[Records with drawing code]
* * * *

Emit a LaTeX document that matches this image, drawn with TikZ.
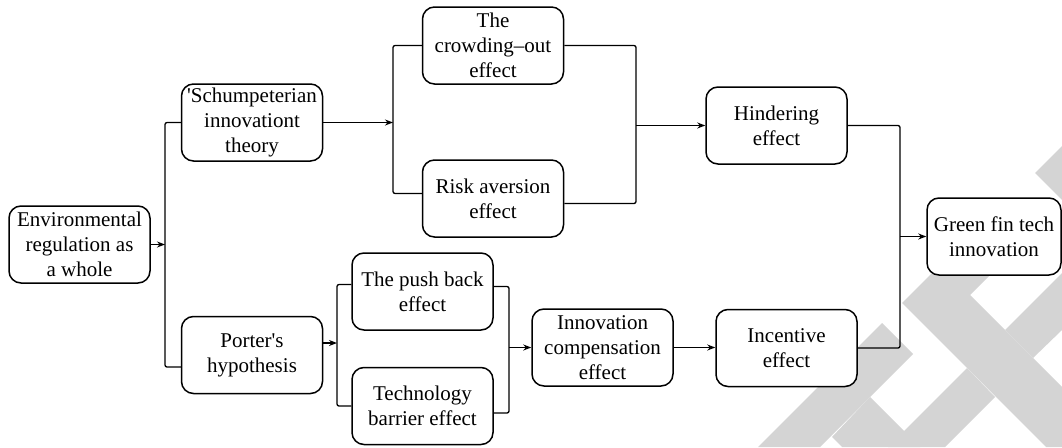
\documentclass[tikz,border=0pt]{standalone}
\usepackage{fontspec}
\setmainfont{Liberation Serif}
\usetikzlibrary{arrows.meta}
\definecolor{wmark}{RGB}{212,212,212}
\tikzset{
  box/.style={draw, line width=1.5pt, rounded corners=12pt, fill=white,
    minimum width=141pt, minimum height=77pt, inner sep=1pt, align=center,
    font=\fontsize{21}{25}\selectfont},
  link/.style={line width=1.3pt, rounded corners=2pt},
  arr/.style={line width=1.3pt, -{Stealth[length=8pt,width=6pt]}}
}
\begin{document}
\begin{tikzpicture}[x=1pt,y=-1pt]
\useasboundingbox (0,0) rectangle (1062,447);
% watermark
\fill[wmark] (758,447) -- (882,323) -- (913,354) -- (820,447) -- cycle;
\fill[wmark] (870,397) -- (920,447) -- (842,447) -- (832,437) -- cycle;
\fill[wmark] (935,270) -- (902,303) -- (1046,447) -- (1062,447) -- (1062,387) -- (970,295) -- (995,270) -- cycle;
\fill[wmark] (1005,330) -- (1062,273) -- (1062,330) -- (1033,358) -- cycle;
\fill[wmark] (967,368) -- (995,397) -- (945,447) -- (888,447) -- cycle;
\fill[wmark] (1062,146) -- (1035,173) -- (1062,200) -- cycle;

\node[box] (env) at (79.5,244.5) {Environmental\\regulation as\\a whole};
\node[box] (schump) at (252,122.5) {\textquotesingle Schumpeterian\\innovationt\\theory};
\node[box] (porter) at (252,355) {Porter\textquotesingle s\\hypothesis};
\node[box] (crowd) at (493,45.5) {The\\crowding--out\\effect};
\node[box] (risk) at (493,198.5) {Risk aversion\\effect};
\node[box] (push) at (422.5,291.5) {The push back\\effect};
\node[box] (tech) at (422.5,406) {Technology\\barrier effect};
\node[box] (innov) at (602.5,347.5) {Innovation\\compensation\\effect};
\node[box] (hinder) at (776.5,125.5) {Hindering\\effect};
\node[box] (incent) at (786.5,348) {Incentive\\effect};
\node[box, minimum width=134pt] (green) at (994,236.5) {Green fin tech\\innovation};

% junction lines
\coordinate (jenv) at (165,0);
\coordinate (jschump) at (393,0);
\coordinate (jcrowd) at (636,0);
\coordinate (jporter) at (337,0);
\coordinate (jpush) at (509,0);
\coordinate (jgreen) at (900,0);

\draw[link] (schump.west) -- (schump.west -| jenv) -- ([yshift=-12pt]porter.west -| jenv) -- ([yshift=-12pt]porter.west);
\draw[arr] (env.east) -- (env.east -| jenv);

\draw[link] (crowd.west) -- (crowd.west -| jschump) -- ([yshift=5pt]risk.west -| jschump) -- ([yshift=5pt]risk.west);
\draw[arr] (schump.east) -- (schump.east -| jschump);

\draw[link] (crowd.east) -- (crowd.east -| jcrowd) -- ([yshift=-5pt]risk.east -| jcrowd) -- ([yshift=-5pt]risk.east);
\draw[arr] (hinder.west -| jcrowd) -- (hinder.west);

\draw[link] ([yshift=7pt]push.west) -- ([yshift=7pt]push.west -| jporter) -- (tech.west -| jporter) -- (tech.west);
\draw[arr] ([yshift=12pt]porter.east) -- ([yshift=12pt]porter.east -| jporter);

\draw[link] ([yshift=5pt]push.east) -- ([yshift=5pt]push.east -| jpush) -- ([yshift=-7pt]tech.east -| jpush) -- ([yshift=-7pt]tech.east);
\draw[arr] (innov.west -| jpush) -- (innov.west);

\draw[arr] (innov.east) -- (innov.east -| incent.west);

\draw[link] (hinder.east) -- (hinder.east -| jgreen) -- (incent.east -| jgreen) -- (incent.east);
\draw[arr] (green.west -| jgreen) -- (green.west);
\end{tikzpicture}
\end{document}
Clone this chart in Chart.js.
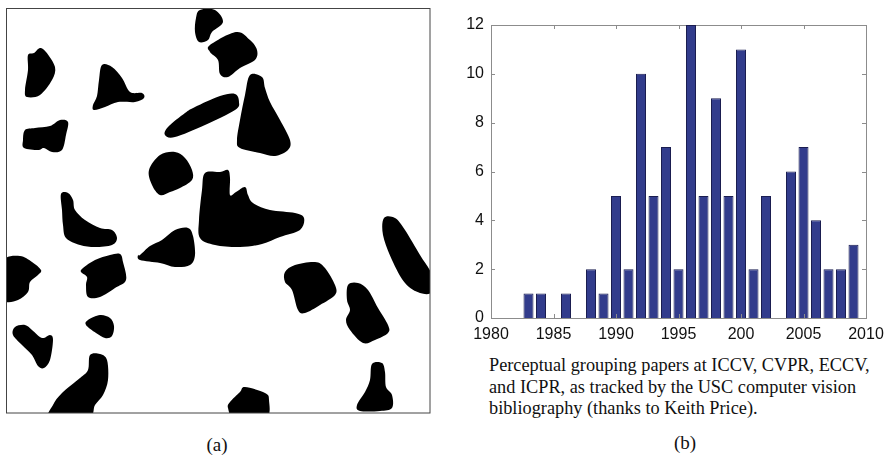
<!DOCTYPE html>
<html>
<head>
<meta charset="utf-8">
<script src="https://cdn.jsdelivr.net/npm/chart.js@4.4.1/dist/chart.umd.min.js"></script>
<style>
  html, body { margin: 0; padding: 0; background: #fff; }
  body { width: 887px; height: 458px; position: relative; overflow: hidden; }
  #blobs { position: absolute; left: 0; top: 0; }
  #wrap { position: absolute; left: 440px; top: 0; width: 447px; height: 345px; }
  .cap { position: absolute; font-family: "Liberation Serif", "Times New Roman", serif; color: #111; }
  #caption { left: 489px; top: 355px; font-size: 18.3px; line-height: 21.5px; white-space: nowrap; }
  #la { left: 192px; top: 434px; width: 50px; text-align: center; font-size: 19px; }
  #lb { left: 660px; top: 432px; width: 50px; text-align: center; font-size: 19px; }
</style>
</head>
<body>
<svg id="blobs" width="440" height="458" xmlns="http://www.w3.org/2000/svg">
  <defs><clipPath id="box"><rect x="6" y="8" width="424" height="405"/></clipPath></defs>
  <g id="blobg" clip-path="url(#box)" fill="#000"></g>
  <rect x="6.5" y="8.5" width="423.5" height="404.5" fill="none" stroke="#444" stroke-width="1"/>
</svg>
<div id="wrap"><canvas id="c" width="447" height="345"></canvas></div>
<div id="caption" class="cap">Perceptual grouping papers at ICCV, CVPR, ECCV,<br>and ICPR, as tracked by the USC computer vision<br>bibliography (thanks to Keith Price).</div>
<div id="la" class="cap">(a)</div>
<div id="lb" class="cap">(b)</div>
<script>
// ---- data ----
const years = [1983,1984,1985,1986,1987,1988,1989,1990,1991,1992,1993,1994,1995,1996,1997,1998,1999,2000,2001,2002,2003,2004,2005,2006,2007,2008,2009];
const papers = [1,1,0,1,0,2,1,5,2,10,5,7,2,12,5,9,5,11,2,5,0,6,7,4,2,2,3];
const xTickLabels = ['1980','1985','1990','1995','200','2005','2010'];
const yTickValues = [0,2,4,6,8,10,12];

// ---- left illustration (blob shapes, panel a) ----
const blobShapes = [
  [[200,10],[215,10],[223,22],[212,32],[208,40],[199,42],[195,32],[196,18]],
  [[210,45],[236,32],[250,40],[257,50],[255,60],[240,68],[228,77],[220,74],[218,60],[210,52]],
  [[28,55],[34,53],[40,48],[46,52],[55,67],[52,80],[40,95],[27,97],[25,90],[28,70]],
  [[102,65],[112,67],[122,78],[130,92],[142,93],[144,98],[135,102],[118,102],[105,107],[94,110],[93,105],[97,96],[99,80]],
  [[25,130],[35,128],[50,126],[60,120],[68,122],[66,135],[62,150],[52,152],[44,148],[38,150],[24,148],[23,140]],
  [[168,127],[185,113],[195,107],[220,96],[235,94],[239,102],[235,110],[205,125],[175,137],[165,135]],
  [[250,75],[262,77],[265,88],[270,102],[280,120],[290,140],[288,150],[275,156],[260,153],[240,148],[237,140],[240,120],[245,95]],
  [[160,155],[175,152],[185,158],[192,170],[192,180],[180,188],[170,192],[160,195],[152,185],[149,170]],
  [[205,173],[220,172],[228,170],[230,178],[230,195],[236,192],[245,187],[248,195],[253,203],[270,210],[295,213],[304,218],[300,230],[280,237],[262,244],[240,247],[215,245],[200,238],[199,220],[202,190]],
  [[61,194],[68,193],[73,200],[75,210],[85,220],[100,228],[112,230],[117,238],[112,245],[95,247],[80,245],[66,238],[63,225],[62,210]],
  [[140,255],[150,246],[162,240],[175,230],[188,228],[193,236],[195,255],[190,265],[175,267],[160,263],[140,260],[138,255]],
  [[4,260],[20,256],[32,262],[41,270],[38,275],[30,282],[28,292],[18,300],[5,301],[3,285]],
  [[83,268],[95,260],[110,255],[120,254],[123,262],[126,280],[115,288],[100,297],[88,297],[86,285],[87,277],[81,272]],
  [[384,218],[395,218],[405,230],[420,255],[432,275],[432,292],[420,293],[405,283],[392,260],[383,235]],
  [[285,272],[295,265],[315,262],[325,268],[335,285],[335,295],[320,305],[305,313],[298,310],[292,290],[285,282]],
  [[348,285],[358,283],[368,290],[378,308],[388,325],[388,333],[375,340],[363,343],[350,330],[346,320],[350,310],[347,300]],
  [[88,320],[100,315],[110,318],[114,326],[112,336],[105,338],[96,333],[86,325]],
  [[15,327],[25,325],[32,330],[42,338],[50,335],[53,340],[50,360],[44,368],[38,366],[32,355],[22,345],[13,335]],
  [[90,355],[100,354],[107,360],[108,380],[103,395],[95,405],[88,418],[50,418],[53,405],[62,393],[80,378],[88,370]],
  [[230,402],[240,392],[245,387],[265,393],[269,400],[266,418],[235,418],[228,408]],
  [[372,364],[382,363],[385,372],[386,387],[392,395],[392,408],[380,411],[360,411],[357,405],[365,392],[370,380]]
];
function blobPath(pts) {
  const n = pts.length;
  let d = 'M' + pts[0][0] + ',' + pts[0][1];
  for (let i = 0; i < n; i++) {
    const p0 = pts[(i - 1 + n) % n], p1 = pts[i], p2 = pts[(i + 1) % n], p3 = pts[(i + 2) % n];
    const c1 = [p1[0] + (p2[0] - p0[0]) / 6, p1[1] + (p2[1] - p0[1]) / 6];
    const c2 = [p2[0] - (p3[0] - p1[0]) / 6, p2[1] - (p3[1] - p1[1]) / 6];
    d += ' C' + c1.join(',') + ' ' + c2.join(',') + ' ' + p2.join(',');
  }
  return d + 'Z';
}
const g = document.getElementById('blobg');
blobShapes.forEach(s => {
  const p = document.createElementNS('http://www.w3.org/2000/svg', 'path');
  p.setAttribute('d', blobPath(s));
  g.appendChild(p);
});

// ---- chart ----
Chart.defaults.font.family = "'Liberation Sans', Arial, sans-serif";
Chart.defaults.font.size = 16;
Chart.defaults.color = '#111';
const AXIS = '#8c8c8c';
const inwardTicks = {
  id: 'inwardTicks',
  afterDraw(chart) {
    const { ctx, chartArea: a, scales } = chart;
    ctx.save();
    ctx.strokeStyle = AXIS;
    ctx.lineWidth = 1;
    ctx.beginPath();
    scales.x.ticks.forEach(t => {
      const px = Math.round(scales.x.getPixelForValue(t.value)) + 0.5;
      ctx.moveTo(px, a.bottom); ctx.lineTo(px, a.bottom - 4);
      ctx.moveTo(px, a.top); ctx.lineTo(px, a.top + 4);
    });
    scales.y.ticks.forEach(t => {
      const py = Math.round(scales.y.getPixelForValue(t.value)) + 0.5;
      ctx.moveTo(a.left, py); ctx.lineTo(a.left + 4, py);
      ctx.moveTo(a.right, py); ctx.lineTo(a.right - 4, py);
    });
    ctx.stroke();
    ctx.restore();
  }
};

new Chart(document.getElementById('c'), {
  type: 'bar',
  data: {
    datasets: [{
      data: years.map((yr, i) => ({ x: yr, y: papers[i] })),
      backgroundColor: '#323c8c',
      borderColor: '#1a1d50',
      borderWidth: 1,
      barPercentage: 0.8,
      categoryPercentage: 1.0
    }]
  },
  options: {
    responsive: false,
    animation: false,
    devicePixelRatio: 1,
    layout: { padding: { top: 25, right: 21, left: 0, bottom: 0 } },
    plugins: { legend: { display: false }, tooltip: { enabled: false } },
    scales: {
      x: {
        type: 'linear', min: 1980, max: 2010, offset: false,
        afterBuildTicks: s => { s.ticks = xTickLabels.map((_, i) => ({ value: 1980 + 5 * i })); },
        ticks: {
          callback: (v, i) => xTickLabels[i],
          font: { family: "'Liberation Sans', Arial, sans-serif", size: 16 },
          color: '#111', padding: 0, maxRotation: 0, autoSkip: false
        },
        grid: { display: false, drawTicks: true, tickLength: 7, offset: false },
        border: { display: true, color: AXIS, width: 1 },
        afterFit: s => { s.height = 27; }
      },
      x2: {
        type: 'linear', position: 'top', min: 1980, max: 2010, offset: false,
        ticks: { display: false }, grid: { display: false, drawTicks: false },
        border: { display: true, color: AXIS, width: 1 },
        afterFit: s => { s.height = 0; }
      },
      y: {
        min: 0, max: 12,
        afterBuildTicks: s => { s.ticks = yTickValues.map(v => ({ value: v })); },
        ticks: {
          font: { family: "'Liberation Sans', Arial, sans-serif", size: 16 },
          color: '#111', padding: 7
        },
        grid: { display: false, drawTicks: false },
        border: { display: true, color: AXIS, width: 1 },
        afterFit: s => { s.width = 51; }
      },
      y2: {
        position: 'right', min: 0, max: 12,
        ticks: { display: false }, grid: { display: false, drawTicks: false },
        border: { display: true, color: AXIS, width: 1 },
        afterFit: s => { s.width = 0; }
      }
    }
  },
  plugins: [inwardTicks]
});
</script>
</body>
</html>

* * * *

• _To do_:
Leave the pictures out and reproduce exactly the lines from the top of the listing above through the line with "(1062,200) -- cycle;".

• _Answer to the exercise_:
Emit a LaTeX document that matches this image, drawn with TikZ.
\documentclass[tikz,border=0pt]{standalone}
\usepackage{fontspec}
\setmainfont{Liberation Serif}
\usetikzlibrary{arrows.meta}
\definecolor{wmark}{RGB}{212,212,212}
\tikzset{
  box/.style={draw, line width=1.5pt, rounded corners=12pt, fill=white,
    minimum width=141pt, minimum height=77pt, inner sep=1pt, align=center,
    font=\fontsize{21}{25}\selectfont},
  link/.style={line width=1.3pt, rounded corners=2pt},
  arr/.style={line width=1.3pt, -{Stealth[length=8pt,width=6pt]}}
}
\begin{document}
\begin{tikzpicture}[x=1pt,y=-1pt]
\useasboundingbox (0,0) rectangle (1062,447);
% watermark
\fill[wmark] (758,447) -- (882,323) -- (913,354) -- (820,447) -- cycle;
\fill[wmark] (870,397) -- (920,447) -- (842,447) -- (832,437) -- cycle;
\fill[wmark] (935,270) -- (902,303) -- (1046,447) -- (1062,447) -- (1062,387) -- (970,295) -- (995,270) -- cycle;
\fill[wmark] (1005,330) -- (1062,273) -- (1062,330) -- (1033,358) -- cycle;
\fill[wmark] (967,368) -- (995,397) -- (945,447) -- (888,447) -- cycle;
\fill[wmark] (1062,146) -- (1035,173) -- (1062,200) -- cycle;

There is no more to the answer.